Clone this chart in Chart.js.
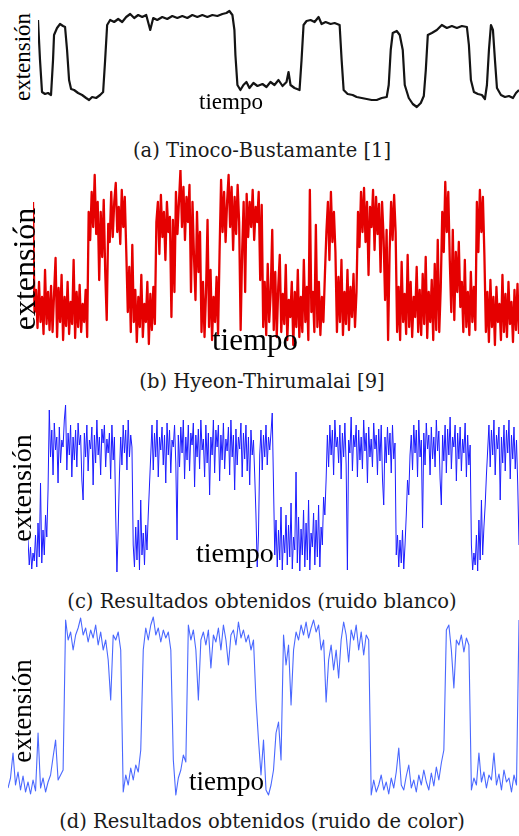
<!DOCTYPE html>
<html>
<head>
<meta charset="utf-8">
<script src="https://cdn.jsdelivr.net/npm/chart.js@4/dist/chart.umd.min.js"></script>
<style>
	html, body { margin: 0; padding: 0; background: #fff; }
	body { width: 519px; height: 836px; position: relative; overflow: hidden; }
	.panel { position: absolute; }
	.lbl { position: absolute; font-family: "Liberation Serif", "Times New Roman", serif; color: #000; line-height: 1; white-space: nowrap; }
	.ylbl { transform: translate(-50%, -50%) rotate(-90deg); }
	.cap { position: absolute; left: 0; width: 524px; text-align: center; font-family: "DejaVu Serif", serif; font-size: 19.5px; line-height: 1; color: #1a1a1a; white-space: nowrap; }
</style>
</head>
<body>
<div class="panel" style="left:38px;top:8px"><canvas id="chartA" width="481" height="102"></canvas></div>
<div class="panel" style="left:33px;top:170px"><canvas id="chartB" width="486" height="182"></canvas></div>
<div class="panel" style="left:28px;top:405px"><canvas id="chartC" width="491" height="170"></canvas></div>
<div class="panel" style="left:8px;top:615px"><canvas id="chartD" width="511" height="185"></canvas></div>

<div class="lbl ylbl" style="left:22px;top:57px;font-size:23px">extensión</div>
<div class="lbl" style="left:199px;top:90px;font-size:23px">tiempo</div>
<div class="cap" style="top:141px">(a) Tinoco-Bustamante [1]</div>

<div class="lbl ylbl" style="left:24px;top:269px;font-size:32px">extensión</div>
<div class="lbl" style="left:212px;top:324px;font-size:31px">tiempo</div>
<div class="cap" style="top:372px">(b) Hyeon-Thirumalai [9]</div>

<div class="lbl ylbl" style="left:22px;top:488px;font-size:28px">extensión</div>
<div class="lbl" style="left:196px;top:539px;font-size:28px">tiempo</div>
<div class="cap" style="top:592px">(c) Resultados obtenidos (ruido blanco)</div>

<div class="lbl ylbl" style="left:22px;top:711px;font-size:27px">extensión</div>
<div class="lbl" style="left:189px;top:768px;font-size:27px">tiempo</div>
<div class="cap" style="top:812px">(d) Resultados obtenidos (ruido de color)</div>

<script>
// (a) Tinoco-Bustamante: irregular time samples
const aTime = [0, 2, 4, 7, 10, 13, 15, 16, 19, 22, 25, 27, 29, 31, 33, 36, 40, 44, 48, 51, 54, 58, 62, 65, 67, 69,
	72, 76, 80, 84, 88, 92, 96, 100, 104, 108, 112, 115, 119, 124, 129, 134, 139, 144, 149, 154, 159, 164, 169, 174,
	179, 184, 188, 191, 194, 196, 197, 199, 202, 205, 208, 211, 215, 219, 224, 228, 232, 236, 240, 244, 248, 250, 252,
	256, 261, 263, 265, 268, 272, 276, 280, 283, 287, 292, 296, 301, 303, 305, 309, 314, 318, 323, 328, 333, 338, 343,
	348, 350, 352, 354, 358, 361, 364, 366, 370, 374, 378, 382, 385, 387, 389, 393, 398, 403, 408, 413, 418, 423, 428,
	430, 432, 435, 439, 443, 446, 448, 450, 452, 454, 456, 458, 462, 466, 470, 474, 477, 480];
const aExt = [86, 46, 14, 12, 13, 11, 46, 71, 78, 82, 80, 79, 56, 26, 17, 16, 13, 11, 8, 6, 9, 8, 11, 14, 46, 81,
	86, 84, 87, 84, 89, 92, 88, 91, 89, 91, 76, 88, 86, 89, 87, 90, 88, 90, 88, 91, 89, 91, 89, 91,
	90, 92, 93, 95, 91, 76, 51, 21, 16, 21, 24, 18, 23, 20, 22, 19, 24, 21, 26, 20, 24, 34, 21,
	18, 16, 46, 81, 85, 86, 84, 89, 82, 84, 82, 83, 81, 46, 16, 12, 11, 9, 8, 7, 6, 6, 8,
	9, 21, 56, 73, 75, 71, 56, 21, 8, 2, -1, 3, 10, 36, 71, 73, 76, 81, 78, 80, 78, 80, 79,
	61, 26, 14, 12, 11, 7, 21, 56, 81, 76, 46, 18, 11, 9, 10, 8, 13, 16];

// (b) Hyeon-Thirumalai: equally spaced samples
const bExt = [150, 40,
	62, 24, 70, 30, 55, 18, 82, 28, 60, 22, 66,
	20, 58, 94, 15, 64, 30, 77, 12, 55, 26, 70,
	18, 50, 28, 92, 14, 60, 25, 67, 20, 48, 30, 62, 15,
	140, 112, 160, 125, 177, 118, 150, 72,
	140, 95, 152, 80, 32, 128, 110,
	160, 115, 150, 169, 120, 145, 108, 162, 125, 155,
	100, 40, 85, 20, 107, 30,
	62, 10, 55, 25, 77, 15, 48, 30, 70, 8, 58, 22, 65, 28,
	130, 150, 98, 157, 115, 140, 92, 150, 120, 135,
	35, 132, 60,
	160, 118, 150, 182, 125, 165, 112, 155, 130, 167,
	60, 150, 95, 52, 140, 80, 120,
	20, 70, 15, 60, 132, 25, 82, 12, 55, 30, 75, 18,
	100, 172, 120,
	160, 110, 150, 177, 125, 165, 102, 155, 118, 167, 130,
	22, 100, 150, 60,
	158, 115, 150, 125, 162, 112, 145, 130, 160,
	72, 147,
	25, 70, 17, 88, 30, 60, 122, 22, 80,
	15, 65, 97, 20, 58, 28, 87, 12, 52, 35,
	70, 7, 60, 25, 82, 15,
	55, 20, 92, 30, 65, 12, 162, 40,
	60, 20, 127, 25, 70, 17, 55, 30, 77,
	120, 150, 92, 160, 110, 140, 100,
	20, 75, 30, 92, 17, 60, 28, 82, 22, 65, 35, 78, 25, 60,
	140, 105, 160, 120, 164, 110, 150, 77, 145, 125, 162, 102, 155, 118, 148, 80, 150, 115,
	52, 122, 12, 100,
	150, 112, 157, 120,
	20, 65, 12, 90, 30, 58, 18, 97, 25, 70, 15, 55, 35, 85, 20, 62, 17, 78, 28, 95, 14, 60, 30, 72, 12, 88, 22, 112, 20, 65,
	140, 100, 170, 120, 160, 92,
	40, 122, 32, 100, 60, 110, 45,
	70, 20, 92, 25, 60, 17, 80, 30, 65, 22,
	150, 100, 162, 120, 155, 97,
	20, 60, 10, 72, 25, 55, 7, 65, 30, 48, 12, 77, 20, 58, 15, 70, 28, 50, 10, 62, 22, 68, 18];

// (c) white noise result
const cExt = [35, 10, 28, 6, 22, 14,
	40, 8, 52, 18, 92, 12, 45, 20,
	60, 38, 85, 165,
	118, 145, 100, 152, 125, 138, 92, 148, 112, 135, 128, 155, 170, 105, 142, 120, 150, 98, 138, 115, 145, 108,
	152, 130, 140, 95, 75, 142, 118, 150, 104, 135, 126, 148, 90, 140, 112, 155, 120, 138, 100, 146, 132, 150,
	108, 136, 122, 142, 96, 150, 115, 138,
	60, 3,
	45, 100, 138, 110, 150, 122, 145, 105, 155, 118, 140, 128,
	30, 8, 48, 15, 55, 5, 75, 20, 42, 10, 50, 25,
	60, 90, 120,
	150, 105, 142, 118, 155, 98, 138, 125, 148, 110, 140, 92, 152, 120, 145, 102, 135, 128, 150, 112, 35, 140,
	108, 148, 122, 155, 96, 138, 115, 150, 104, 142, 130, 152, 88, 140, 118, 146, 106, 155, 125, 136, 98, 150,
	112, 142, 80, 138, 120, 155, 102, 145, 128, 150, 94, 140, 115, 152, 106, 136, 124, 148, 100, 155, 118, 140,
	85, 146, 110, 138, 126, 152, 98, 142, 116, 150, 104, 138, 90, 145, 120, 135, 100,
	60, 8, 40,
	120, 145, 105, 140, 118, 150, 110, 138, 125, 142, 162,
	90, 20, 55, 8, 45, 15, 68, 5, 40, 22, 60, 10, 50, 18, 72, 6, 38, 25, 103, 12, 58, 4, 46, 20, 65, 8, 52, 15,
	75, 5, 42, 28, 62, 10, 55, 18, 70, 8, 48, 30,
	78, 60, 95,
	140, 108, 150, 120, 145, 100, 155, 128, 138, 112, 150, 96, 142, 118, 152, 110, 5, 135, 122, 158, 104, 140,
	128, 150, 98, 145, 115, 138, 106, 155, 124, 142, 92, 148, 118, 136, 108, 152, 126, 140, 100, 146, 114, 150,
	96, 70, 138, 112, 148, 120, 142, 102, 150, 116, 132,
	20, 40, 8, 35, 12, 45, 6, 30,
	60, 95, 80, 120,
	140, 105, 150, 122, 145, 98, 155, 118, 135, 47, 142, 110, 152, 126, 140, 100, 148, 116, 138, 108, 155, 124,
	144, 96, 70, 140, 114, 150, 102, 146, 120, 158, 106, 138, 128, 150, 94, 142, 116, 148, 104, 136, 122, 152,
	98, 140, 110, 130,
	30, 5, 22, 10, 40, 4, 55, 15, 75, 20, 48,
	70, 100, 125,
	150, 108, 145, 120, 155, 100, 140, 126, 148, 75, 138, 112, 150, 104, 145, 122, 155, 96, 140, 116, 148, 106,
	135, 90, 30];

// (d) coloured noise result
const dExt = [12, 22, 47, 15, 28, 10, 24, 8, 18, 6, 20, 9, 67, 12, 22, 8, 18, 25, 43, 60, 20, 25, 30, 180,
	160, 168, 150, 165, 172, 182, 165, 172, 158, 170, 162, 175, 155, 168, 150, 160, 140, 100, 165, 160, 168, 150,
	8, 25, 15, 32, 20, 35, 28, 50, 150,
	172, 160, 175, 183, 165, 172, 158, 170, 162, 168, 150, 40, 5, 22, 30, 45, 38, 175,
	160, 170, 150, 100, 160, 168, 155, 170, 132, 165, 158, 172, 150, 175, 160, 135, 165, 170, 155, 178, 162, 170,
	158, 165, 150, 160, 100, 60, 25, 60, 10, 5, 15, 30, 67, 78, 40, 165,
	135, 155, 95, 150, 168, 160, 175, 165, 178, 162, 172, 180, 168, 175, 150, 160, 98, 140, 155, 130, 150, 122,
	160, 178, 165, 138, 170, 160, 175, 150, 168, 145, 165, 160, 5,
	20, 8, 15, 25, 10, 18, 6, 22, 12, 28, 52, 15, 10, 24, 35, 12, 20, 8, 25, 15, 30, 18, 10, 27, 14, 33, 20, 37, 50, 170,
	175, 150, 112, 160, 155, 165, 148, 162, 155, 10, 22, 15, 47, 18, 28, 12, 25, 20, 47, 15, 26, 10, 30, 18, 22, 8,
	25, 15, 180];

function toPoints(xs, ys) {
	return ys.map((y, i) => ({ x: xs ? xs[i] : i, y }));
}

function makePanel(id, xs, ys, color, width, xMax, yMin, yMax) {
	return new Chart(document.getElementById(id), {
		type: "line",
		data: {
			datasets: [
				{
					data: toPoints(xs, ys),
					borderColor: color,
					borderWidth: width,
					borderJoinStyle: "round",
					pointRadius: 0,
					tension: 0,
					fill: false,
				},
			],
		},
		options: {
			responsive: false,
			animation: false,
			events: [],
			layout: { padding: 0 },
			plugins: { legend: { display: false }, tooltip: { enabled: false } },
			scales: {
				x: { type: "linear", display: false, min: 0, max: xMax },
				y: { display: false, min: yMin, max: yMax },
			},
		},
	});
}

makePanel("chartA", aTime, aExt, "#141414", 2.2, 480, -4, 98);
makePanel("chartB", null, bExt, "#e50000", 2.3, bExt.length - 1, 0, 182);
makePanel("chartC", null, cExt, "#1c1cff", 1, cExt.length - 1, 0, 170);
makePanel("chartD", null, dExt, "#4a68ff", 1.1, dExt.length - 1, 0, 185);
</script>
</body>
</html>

....

Given instruction | Write out, word for word, the lines from the start of the data through the one holding "(ruido de color)</div>". Omit pictures.

Solved problem |
Clone this chart in Chart.js.
<!DOCTYPE html>
<html>
<head>
<meta charset="utf-8">
<script src="https://cdn.jsdelivr.net/npm/chart.js@4/dist/chart.umd.min.js"></script>
<style>
	html, body { margin: 0; padding: 0; background: #fff; }
	body { width: 519px; height: 836px; position: relative; overflow: hidden; }
	.panel { position: absolute; }
	.lbl { position: absolute; font-family: "Liberation Serif", "Times New Roman", serif; color: #000; line-height: 1; white-space: nowrap; }
	.ylbl { transform: translate(-50%, -50%) rotate(-90deg); }
	.cap { position: absolute; left: 0; width: 524px; text-align: center; font-family: "DejaVu Serif", serif; font-size: 19.5px; line-height: 1; color: #1a1a1a; white-space: nowrap; }
</style>
</head>
<body>
<div class="panel" style="left:38px;top:8px"><canvas id="chartA" width="481" height="102"></canvas></div>
<div class="panel" style="left:33px;top:170px"><canvas id="chartB" width="486" height="182"></canvas></div>
<div class="panel" style="left:28px;top:405px"><canvas id="chartC" width="491" height="170"></canvas></div>
<div class="panel" style="left:8px;top:615px"><canvas id="chartD" width="511" height="185"></canvas></div>

<div class="lbl ylbl" style="left:22px;top:57px;font-size:23px">extensión</div>
<div class="lbl" style="left:199px;top:90px;font-size:23px">tiempo</div>
<div class="cap" style="top:141px">(a) Tinoco-Bustamante [1]</div>

<div class="lbl ylbl" style="left:24px;top:269px;font-size:32px">extensión</div>
<div class="lbl" style="left:212px;top:324px;font-size:31px">tiempo</div>
<div class="cap" style="top:372px">(b) Hyeon-Thirumalai [9]</div>

<div class="lbl ylbl" style="left:22px;top:488px;font-size:28px">extensión</div>
<div class="lbl" style="left:196px;top:539px;font-size:28px">tiempo</div>
<div class="cap" style="top:592px">(c) Resultados obtenidos (ruido blanco)</div>

<div class="lbl ylbl" style="left:22px;top:711px;font-size:27px">extensión</div>
<div class="lbl" style="left:189px;top:768px;font-size:27px">tiempo</div>
<div class="cap" style="top:812px">(d) Resultados obtenidos (ruido de color)</div>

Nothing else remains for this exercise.